- [Exercise goal]:
Go through the listing and set it down exactly, leaving out its pictures.
─── Recorded information
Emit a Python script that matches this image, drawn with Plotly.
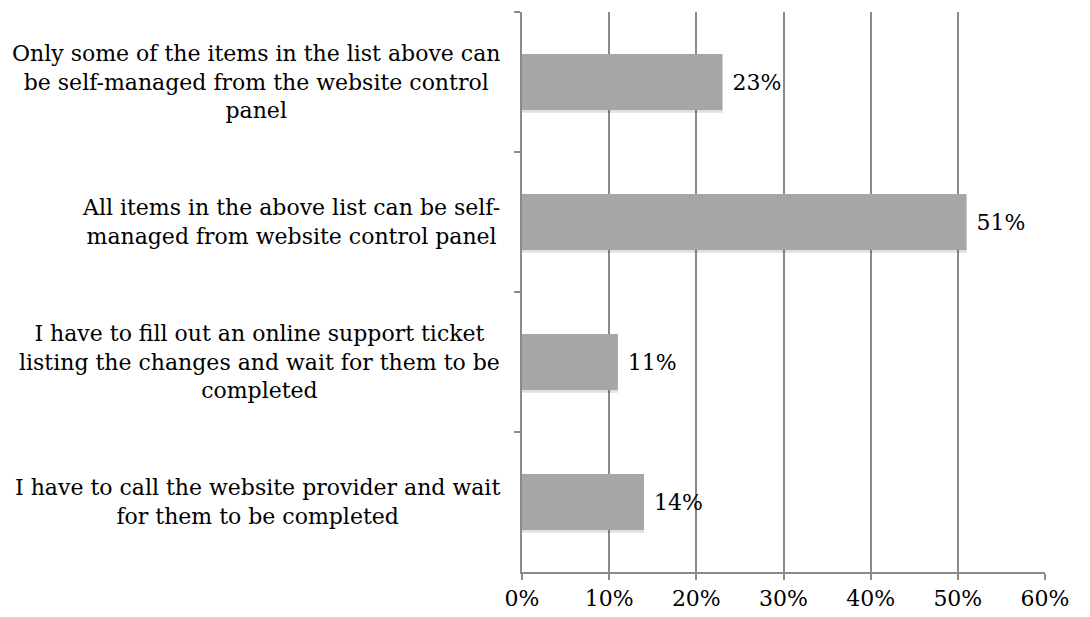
import plotly.graph_objects as go

categories = [
    "Only some of the items in the list above can<br>be self-managed from the website control<br>panel",
    "All items in the above list can be self-<br>managed from website control panel",
    "I have to fill out an online support ticket<br>listing the changes and wait for them to be<br>completed",
    "I have to call the website provider and wait<br>for them to be completed",
]
values = [23, 51, 11, 14]
tick_vals = [0, 10, 20, 30, 40, 50, 60]
tick_text = ["0%", "10%", "20%", "30%", "40%", "50%", "60%"]

FONT = "DejaVu Serif"
FS = 22
ycats = [f"c{i}" for i in range(len(categories))]

fig = go.Figure()
# subtle shadow
fig.add_trace(go.Bar(
    x=values, y=ycats, orientation="h", width=0.4,
    marker=dict(color="rgba(0,0,0,0.12)", line=dict(width=0)),
    offset=-0.2 + 0.02, hoverinfo="skip", showlegend=False,
))
fig.add_trace(go.Bar(
    x=values, y=ycats, orientation="h", width=0.4, offset=-0.2,
    marker=dict(color="#a6a6a6", line=dict(width=0)),
    text=[f"{v}%" for v in values], textposition="outside",
    texttemplate=" %{text}",
    textfont=dict(family=FONT, size=FS, color="#000000"),
    cliponaxis=False, showlegend=False,
))

for c, label in zip(ycats, categories):
    fig.add_annotation(
        x=0, xref="paper", y=c, yref="y", text=label, showarrow=False,
        xanchor="right", yanchor="middle", align="center", xshift=-20,
        font=dict(family=FONT, size=FS, color="#000000"),
    )

fig.update_layout(
    width=1090, height=617,
    margin=dict(l=522, r=45, t=12, b=45),
    paper_bgcolor="white", plot_bgcolor="white",
    barmode="overlay", bargap=0.6,
    font=dict(family=FONT, size=FS, color="#000000"),
    xaxis=dict(
        range=[0, 60], tickvals=tick_vals, ticktext=tick_text,
        showgrid=True, gridcolor="#8a8a8a", gridwidth=1.5,
        showline=True, linecolor="#8a8a8a", linewidth=1.5,
        ticks="outside", ticklen=6, tickcolor="#8a8a8a", tickwidth=1.5,
        zeroline=False, tickfont=dict(family=FONT, size=FS), automargin=False,
    ),
    yaxis=dict(
        type="category", categoryorder="array", categoryarray=ycats,
        autorange="reversed", tickson="boundaries",
        showticklabels=False, showgrid=False, automargin=False,
        showline=True, linecolor="#8a8a8a", linewidth=1.5,
        ticks="outside", ticklen=6, tickcolor="#8a8a8a", tickwidth=1.5,
    ),
)

fig.write_html("out.html")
──────
- [Output]:
Emit a Python script that matches this image, drawn with Plotly.
import plotly.graph_objects as go

categories = [
    "Only some of the items in the list above can<br>be self-managed from the website control<br>panel",
    "All items in the above list can be self-<br>managed from website control panel",
    "I have to fill out an online support ticket<br>listing the changes and wait for them to be<br>completed",
    "I have to call the website provider and wait<br>for them to be completed",
]
values = [23, 51, 11, 14]
tick_vals = [0, 10, 20, 30, 40, 50, 60]
tick_text = ["0%", "10%", "20%", "30%", "40%", "50%", "60%"]

FONT = "DejaVu Serif"
FS = 22
ycats = [f"c{i}" for i in range(len(categories))]

fig = go.Figure()
# subtle shadow
fig.add_trace(go.Bar(
    x=values, y=ycats, orientation="h", width=0.4,
    marker=dict(color="rgba(0,0,0,0.12)", line=dict(width=0)),
    offset=-0.2 + 0.02, hoverinfo="skip", showlegend=False,
))
fig.add_trace(go.Bar(
    x=values, y=ycats, orientation="h", width=0.4, offset=-0.2,
    marker=dict(color="#a6a6a6", line=dict(width=0)),
    text=[f"{v}%" for v in values], textposition="outside",
    texttemplate=" %{text}",
    textfont=dict(family=FONT, size=FS, color="#000000"),
    cliponaxis=False, showlegend=False,
))

for c, label in zip(ycats, categories):
    fig.add_annotation(
        x=0, xref="paper", y=c, yref="y", text=label, showarrow=False,
        xanchor="right", yanchor="middle", align="center", xshift=-20,
        font=dict(family=FONT, size=FS, color="#000000"),
    )

fig.update_layout(
    width=1090, height=617,
    margin=dict(l=522, r=45, t=12, b=45),
    paper_bgcolor="white", plot_bgcolor="white",
    barmode="overlay", bargap=0.6,
    font=dict(family=FONT, size=FS, color="#000000"),
    xaxis=dict(
        range=[0, 60], tickvals=tick_vals, ticktext=tick_text,
        showgrid=True, gridcolor="#8a8a8a", gridwidth=1.5,
        showline=True, linecolor="#8a8a8a", linewidth=1.5,
        ticks="outside", ticklen=6, tickcolor="#8a8a8a", tickwidth=1.5,
        zeroline=False, tickfont=dict(family=FONT, size=FS), automargin=False,
    ),
    yaxis=dict(
        type="category", categoryorder="array", categoryarray=ycats,
        autorange="reversed", tickson="boundaries",
        showticklabels=False, showgrid=False, automargin=False,
        showline=True, linecolor="#8a8a8a", linewidth=1.5,
        ticks="outside", ticklen=6, tickcolor="#8a8a8a", tickwidth=1.5,
    ),
)

fig.write_html("out.html")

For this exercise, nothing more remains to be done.